The results of Spain's months-long audit of its banking sector are due on 28 September, according to several media reports, with analysts speculating that the capital needs from the recently-arranged funding scheme from the European Union will likely top €60bn.
Tuesday's loan data from the BoS, which showed an increase of €960m increase in non-performing loans to €1.7bn in July, a record high. The figures could ignite concern that Spain's banks might need more than the anticipated figure to properly recapitalize and create an effect cushion against further property value declines. Last week the National Statistics Institute reported the sharpest quarterly fall in Spanish house prices - 14.4 percent - since at least 2007.
Moody's Investors Service will also complete its review of Spain's Baa3 debt rating, which sits just one notch above "junk" status at present. A cut below that threshold could precipitate a sharp rise in bond yields, as many institutional investors could be forced to sell securities after losing the investment-grade rating.
The larger issue of Spain's fiscal sovereignty, however, and whether it will seek formal financial assistance from the EU - a prerequisite for the ECB's proposal to purchase an unlimited amount of short-term bonds in order to reduce borrowing yields and maintain market access - remains paramount.
"If Spain does not submit to a conditionality, we will not buy its bonds," ECB policy maker Luc Coene, the head of the Belgian central bank, told an audience of investors at the European Economics and Financial Center in London Tuesday. "I don't think it will take long for Spanish spreads to rise (if they don't).

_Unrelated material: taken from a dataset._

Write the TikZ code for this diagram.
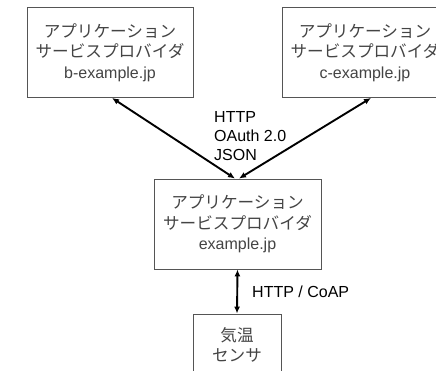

Speaking in London on Monday, France's Finance Minister Pierre Moscovici said he had no doubt that Spain's recent moves to tighten its fiscal purse and support its struggling regional governments would earn investor support.
"We are on the right track, both in Madrid and in Brussels," he said during a speech at the London School of Economics. "I don't know what the decision of the Spanish government will be, but I know we have all the tools necessary to intervene when a country is the victim of speculation."